Tens of thousands of Christians gathered outside Russia's main cathedral as part of what religious leaders called a day of prayer "in defense" of the Orthodox Christian faith. Patriarch Kirill, the head of the Russian Orthodox Church, led morning prayers at Moscow's Christ the Savior Cathedral before launching a procession of supporters carrying icons and other property religious authorities say have been "defiled" by an alleged wave of attacks against the Church, including a so-called 'punk prayer' led by members of 'Pussy Riot', a girl band that gave a raucous performance in the cathedral in February.
In early March, a man broke into a church in Veliky Ustyug, some 500 miles northeast of Moscow, and hacked more than 30 holy icons into pieces with an axe. Two weeks later, another church was vandalized in the southern Russian town of Nevinnomyssk. There an assailant smashed icons, battered the priest, and ended his rampage by planting a hunting knife into a cross on the altar. The Russian Orthodox Church says these incidents are the latest in a string of attacks against the church, which clerics claim is under assault from unspecified "enemies of the faith."
Patriarch Kiril warned that the country was facing a "fateful moment" in history as women in colorful kerchiefs wiped away tears under the azure spring sky. He denounced Pussy Riot's actions as "blasphemy" and "a mockery" while voicing frustration that some were treating the incident as the "legal expression of human freedom".
"We come here to pray for our Fatherland, for our people and for our youth - for God to keep it from the Devil's temptations," the patriarch said with emotion. "We are not threatening anyone and we are not demonstrating our force," adding "But no one can stop us in this fateful moment in history - and today we are experiencing just such a moment - from gathering for prayer."

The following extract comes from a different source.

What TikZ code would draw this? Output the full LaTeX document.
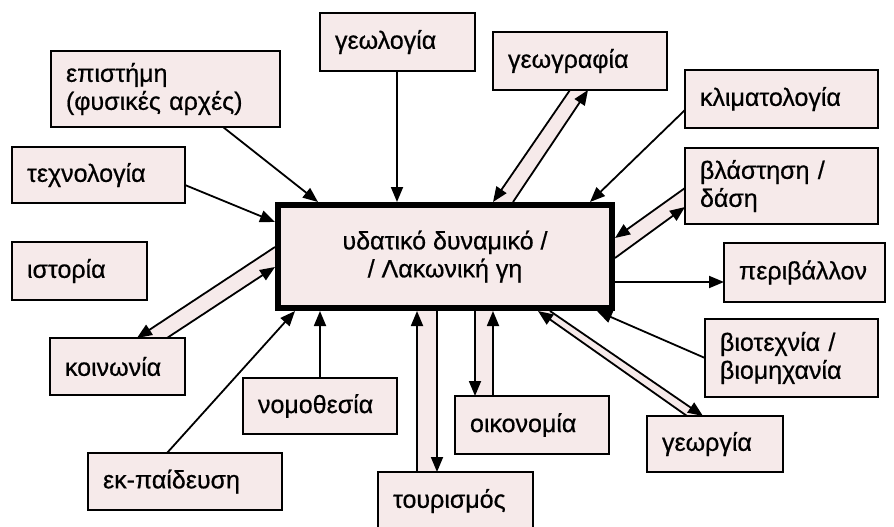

Similar events were held at Orthodox churches throughout the country. In Moscow, some defenders of the church began gathering as early as April 21, including members of the "Night Wolves" motorcycle club. Aleksandr Zaldostanov, one of the leaders of the bikers, said the group wanted to show its support for the pro-Orthodox initiative, which coincides with the start of motorcycle season. "We wanted to, at the same time [as the opening of the motorcycle season] support the Russian Orthodox Church, to show our solidarity, and to stress that we are with them and not with those crazy [anti-church] people -- that we are with our country and with our faith," Zaldostanov said.
Archpriest Vsevolod Chaplin, a spokesman for the Russian Orthodox Church, on April 21 stood surrounded by bikers as well as more traditional members of the church and said the event aims to bring all Orthodox faithful together at a special time of year for the church. "We came here to express our support for the church, and to speak about our faithfulness to the Christian spirit, faithfulness to God's truth, and in these Easter days it's very important to feel that we, as Orthodox Christians, are together," Chaplin said.
Moscow authorities had thousands of police to maintain order at the site, where Pussy Riot supporters are expected to stage a separate demonstration. Two members of Pussy Riot remain in prison and are awaiting trial. Patriarch Kiril was apparently unmoved by pleas for clemency, even though two of the young women have infant children. They may face seven years in prison should they be convicted of the various charges they are facing. A video of their performance at the Moscow cathedral in February has garnered more than a million hits on Youtube. A group of Pussy Riot supporters were arrested outside of a Moscow police station on April 19.
According to VOA News, public outrage is mounting over the jailing of the pair who investigators claim performed a raucous 'punk prayer' in front of the iconostasis, behind which is the altar at the cathedral. The young women have been on hunger strike since their March 3 arrest. Sympathizers rallied on March 8 outside police headquarters in Moscow to demand their release. A Moscow court ordered the women's detention until April 24. News of their plight has spread beyond Russia's borders, and similar pickets were planned for Paris, Berlin, and Prague.
The members of Pussy Riot wear brightly colored dresses and conceal their faces behind ski masks during their performances, and denounce Russia's authoritarianism and lack of reform. The song that they sang at the cathedral, which criticizes the Russian Orthodox Church's close ties to the Kremlin and calls on the Virgin Mary to "drive out" Putin, was seen as deeply offensive by many believers.
However, not all Orthodox back the the government and church hierarchy in the controversy over Pussy Riot. Many say they are embarrassed by their church's reaction so far and thousands have signed an open letter calling on Patriarch Kirill, who has yet to react publicly on the matter, to intercede in their favor. "Most of us believe such behavior in a church is unacceptable," says the letter. "But we consider that the reaction to this incident -- the prosecution, the detention, and the harsh comments by members of the Orthodox Church toward participants of the 'punk prayer' -- has been even more unacceptable."
The Pussy Riot performance came amidst a series of scandals for the Orthodox Church in recent weeks that included an embarrassing incident in which its press office admitted to doctoring a photo to erase the patriarch's $40,000 watch.